I was looking on MDN how to change the color of placeholders for my Survey Form project because for me they were like: how can you see that color is almost transparent? so there’s a link to an article about Placeholders are harmful
Some of the points are: “Field with stuff in them are less noticeable” and "Users may mistake a placeholder for data that was automatically filled in"
So the conclusion is just to take the placeholder down and use labels and hints outside the form field, and I fully agree. What are your thoughts?
This issue can be avoided entirely by making the field
required which doesn’t accept empty responses.
I think placeholders are excellent if executed properly. If they’re there for cosmetics only then yeah I’d say there’s better ways to express what the desired input is.
Yep, but that doesn’t resolve this: “Field with stuff in them are less noticeable”. In the end, it makes me think, what is the purpose? If you have a label and a hint outside the form field. Are they really necessary?
In which cases, for you, placeholders are excellent?

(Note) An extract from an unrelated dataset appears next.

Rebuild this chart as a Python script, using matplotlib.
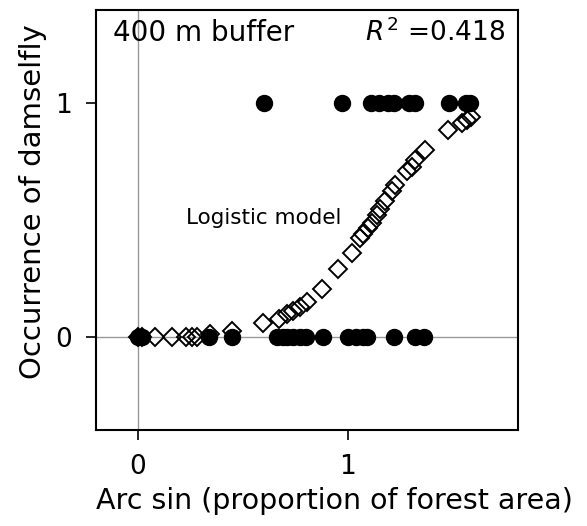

I believe placeholders are excellent in simple situations such as a new user signing up for a website
Or perhaps a password reset
Something along those lines. Situations where the user knows or is expecting to fill out every input area.
Now if you had a survey with multiple inputs that would be a good time to express instructions outside of the input area so the user sees that the space is indeed blank and needs information.

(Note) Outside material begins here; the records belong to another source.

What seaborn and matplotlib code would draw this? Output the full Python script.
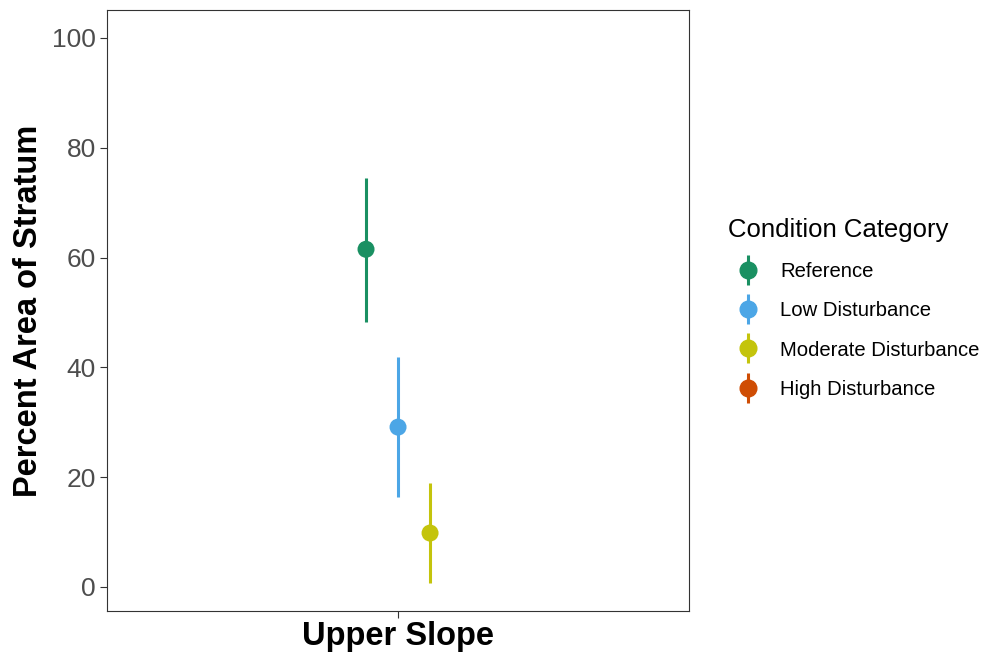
import numpy as np
import pandas as pd
import seaborn as sns
import matplotlib.pyplot as plt
from matplotlib.lines import Line2D

# values
strata = ["Upper Slope"]
conditions = ["Reference", "Low Disturbance", "Moderate Disturbance", "High Disturbance"]
present = ["Reference", "Low Disturbance", "Moderate Disturbance"]
means = [61.5, 29.1, 9.8]
lower = [48.3, 16.3, 0.7]
upper = [74.4, 41.9, 18.9]
colors = ["#1a9062", "#4ca6e6", "#c4c40c", "#cf4d04"]

df = pd.DataFrame({
    "stratum": strata * len(present),
    "condition": present,
    "mean": means,
    "lo": lower,
    "hi": upper,
})

# dodge the groups around the category position
dodge_step = 0.066
df["x"] = [strata.index(s) for s in df["stratum"]] + (np.arange(len(df)) - (len(df) - 1) / 2) * dodge_step

sns.set_theme(style="ticks")
plt.rcParams["font.family"] = ["Liberation Sans", "DejaVu Sans"]

fig = plt.figure(figsize=(9.85, 6.56), dpi=100)
ax = fig.add_axes([0.1086, 0.0686, 0.591, 0.9162])

pal = dict(zip(conditions, colors))
for _, r in df.iterrows():
    ax.vlines(r["x"], r["lo"], r["hi"], color=pal[r["condition"]], lw=2.2, zorder=2)
sns.scatterplot(data=df, x="x", y="mean", hue="condition", hue_order=conditions,
                palette=pal, s=150, edgecolor="none", legend=False, ax=ax, zorder=3)

ax.set_xlim(-0.6, 0.6)
ax.set_ylim(-4.4, 105.1)
ax.set_xticks(range(len(strata)))
ax.set_xticklabels(strata)
ax.set_yticks([0, 20, 40, 60, 80, 100])
ax.tick_params(axis="both", colors="#333333", length=5, width=0.8, labelcolor="#4d4d4d")
ax.tick_params(axis="y", labelsize=19, pad=3)
ax.tick_params(axis="x", labelsize=23.5, labelcolor="black", pad=2)
for lab in ax.get_xticklabels():
    lab.set_fontweight("bold")
ax.set_xlabel("")
ax.set_ylabel("Percent Area of Stratum", fontsize=23.5, fontweight="bold", color="black", labelpad=6)
for sp in ax.spines.values():
    sp.set_visible(True)
    sp.set_color("#333333")
    sp.set_linewidth(0.8)

handles = [(Line2D([], [], color=c, marker="|", markersize=22, markeredgewidth=2.2, linestyle="none"),
            Line2D([], [], color=c, marker="o", markersize=12, linestyle="none"))
           for c in colors]
leg = fig.legend(handles, conditions, title="Condition Category", loc="upper left",
                 bbox_to_anchor=(0.721, 0.696), frameon=False, fontsize=14.6,
                 title_fontsize=18.5, labelspacing=1.0, handletextpad=0.6, handlelength=1.95,
                 labelcolor="black")
leg.get_title().set_color("black")
leg._legend_box.align = "left"

fig.savefig("out.png", dpi=100)
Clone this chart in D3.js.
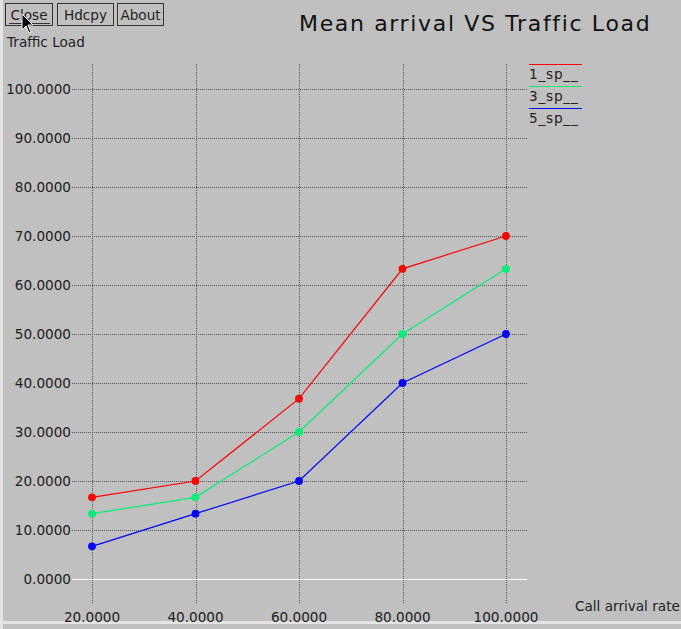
<!DOCTYPE html>
<html><head><meta charset="utf-8">
<script src="https://cdn.jsdelivr.net/npm/d3@7"></script>
<style>
body{margin:0;background:#c0c0c0;}
svg{display:block;font-family:"DejaVu Sans",sans-serif;}
</style></head>
<body>
<svg id="c" width="681" height="629"></svg>
<script>
const xValues = [20, 40, 60, 80, 100];
const yTicks = [0, 10, 20, 30, 40, 50, 60, 70, 80, 90, 100];
const seriesNames = ["1_sp__", "3_sp__", "5_sp__"];
const sp1 = [16.67, 20, 36.8, 63.3, 70];
const sp3 = [13.33, 16.67, 30, 50, 63.3];
const sp5 = [6.67, 13.33, 20, 40, 50];
const colors = ["#ff0000", "#00ee76", "#0000ff"];
const buttons = ["Close", "Hdcpy", "About"];

const svg = d3.select("#c");
svg.append("rect").attr("width",681).attr("height",629).attr("fill","#c0c0c0");
// window borders
svg.append("rect").attr("x",0).attr("y",0).attr("width",3).attr("height",629).attr("fill","#e4e4e4");
svg.append("rect").attr("x",0).attr("y",621).attr("width",681).attr("height",3).attr("fill","#e4e4e4");

const x = d3.scaleLinear().domain([20,100]).range([92,506]);
const y = d3.scaleLinear().domain([0,100]).range([579,89]);

// vertical grid
svg.append("g").selectAll("line").data(xValues).join("line")
  .attr("x1",d=>Math.round(x(d))+0.5).attr("x2",d=>Math.round(x(d))+0.5).attr("y1",64).attr("y2",603)
  .attr("stroke","#555").attr("stroke-width",1).attr("stroke-dasharray","1,1");
// horizontal grid
svg.append("g").selectAll("line").data(yTicks.filter(d=>d>0)).join("line")
  .attr("x1",72).attr("x2",527).attr("y1",d=>Math.round(y(d))+0.5).attr("y2",d=>Math.round(y(d))+0.5)
  .attr("stroke","#555").attr("stroke-width",1).attr("stroke-dasharray","1,1");
// zero line
svg.append("line").attr("x1",72).attr("x2",527).attr("y1",y(0)+0.5).attr("y2",y(0)+0.5)
  .attr("stroke","#ffffff").attr("stroke-width",1);

// y labels
svg.append("g").selectAll("text").data(yTicks).join("text")
  .attr("x",71).attr("y",d=>y(d)).attr("dy","0.36em").attr("text-anchor","end")
  .attr("font-size",13.6).attr("fill","#222").text(d=>d3.format(".4f")(d));
// x labels
svg.append("g").selectAll("text").data(xValues).join("text")
  .attr("x",d=>x(d)).attr("y",622).attr("text-anchor","middle")
  .attr("font-size",13.6).attr("fill","#222").text(d=>d3.format(".4f")(d));

svg.append("text").attr("x",575).attr("y",611).attr("font-size",13.6).attr("fill","#222").text("Call arrival rate");
svg.append("text").attr("x",7).attr("y",47).attr("font-size",13.6).attr("fill","#222").text("Traffic Load");
svg.append("text").attr("x",299).attr("y",31).attr("font-size",22).attr("letter-spacing",1.65).attr("fill","#111").text("Mean arrival VS Traffic Load");

// buttons
const bx = [5, 57, 117], bw = [48, 57, 47];
buttons.forEach((b,i)=>{
  svg.append("rect").attr("x",bx[i]+0.5).attr("y",3.5).attr("width",bw[i]-1).attr("height",22)
    .attr("fill","#c0c0c0").attr("stroke","#333");
  svg.append("text").attr("x",bx[i]+bw[i]/2).attr("y",20).attr("text-anchor","middle")
    .attr("font-size",13.6).attr("fill","#222").text(b);
});
svg.append("line").attr("x1",9).attr("x2",50).attr("y1",23.5).attr("y2",23.5).attr("stroke","#333");

// series
const series = [sp1, sp3, sp5];
const line = d3.line().x((d,i)=>x(xValues[i])).y(d=>y(d));
series.forEach((s,k)=>{
  svg.append("path").attr("d",line(s)).attr("fill","none").attr("stroke",colors[k]).attr("stroke-width",1.2);
  svg.append("g").selectAll("circle").data(s).join("circle")
    .attr("cx",(d,i)=>x(xValues[i])).attr("cy",d=>y(d)).attr("r",3.9).attr("fill",colors[k]);
});

// legend
seriesNames.forEach((n,k)=>{
  const ly = 64 + k*22;
  svg.append("line").attr("x1",529).attr("x2",582).attr("y1",ly+0.5).attr("y2",ly+0.5).attr("stroke",colors[k]).attr("stroke-width",1);
  svg.append("text").attr("x",529).attr("y",ly+15).attr("font-size",13.6).attr("letter-spacing",0.8).attr("fill","#222").text(n);
});

// mouse cursor
svg.append("path").attr("d","M22,14 L22,30 L26,26 L29,33 L31,32 L28,25 L33,25 Z")
  .attr("fill","#000").attr("stroke","#fff").attr("stroke-width",1);
</script>
</body></html>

Ultimately you can’t create a situation where the user is perfectly aware of what’s going on, on a page. Even when instructions are spelled out at an elementary level they will still find ways to get lost and get confused. That’s why UX is such an elaborate field to get into!

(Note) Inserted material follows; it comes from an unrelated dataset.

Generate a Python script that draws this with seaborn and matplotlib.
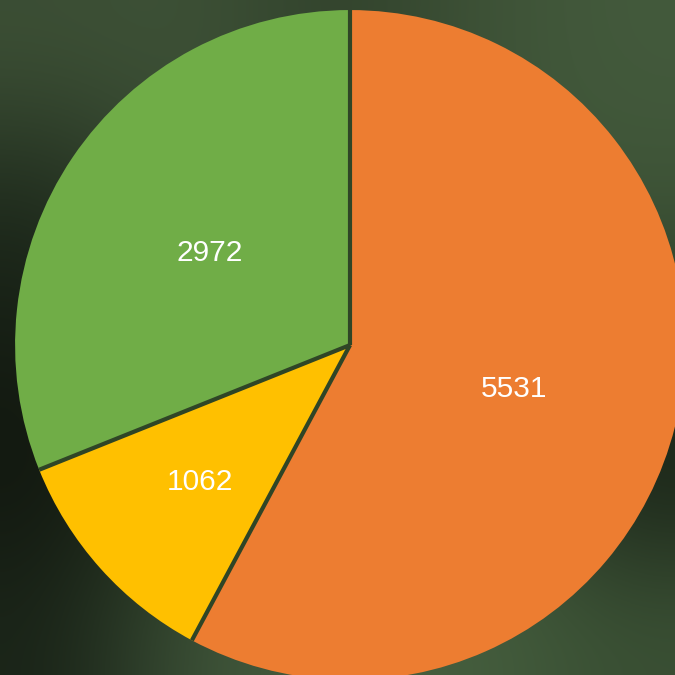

Usability and user experience (UX) is a really interesting topic because of conversations like this. There is, of course, rarely a “right” answer but the conversation lets us make conscious tradeoffs.
Some people point out that users often skim over form elements that look filled out. Other people will point out that placeholders help tell users how input needs to be formatted or what sort of data to put in a nonstandard form element. A developer might jump in that for some form types, like dropdowns or radio buttons, displaying an empty value for a required field can increase the likelihood of behavior bugs. A designer takes that (and other factors) into consideration. They might opt to have a tooltip or descriptive label and omit placeholders. They might choose to use placeholders but style them in a way to reduce confusion - such as reducing contrast or making them red to indicate a required field. They might also choose to use unstyled placeholders, but programatically force focus on fields.
These are interesting conversations to have and difficult problems to solve. The hardest thing to write your code around is always user behavior!
I will be the kind of person who misses field forms and with the simple: Name, placeholder: Enter your name. I will be like: do you want my first name or my first name and last name? That thanks to my ADHD, I will be like you need to be more specific, no room for doubt.
You’re right, it is an ongoing conversation, definitely, and there’s no right answer. I was trying to make the Form Survey the best way I could to be accessible for all, but there’s a whole world out there about it.
Sometimes the best we can hope to do is be aware of which tradeoffs we made so that we can be prepared for the potential issues and mitigate them.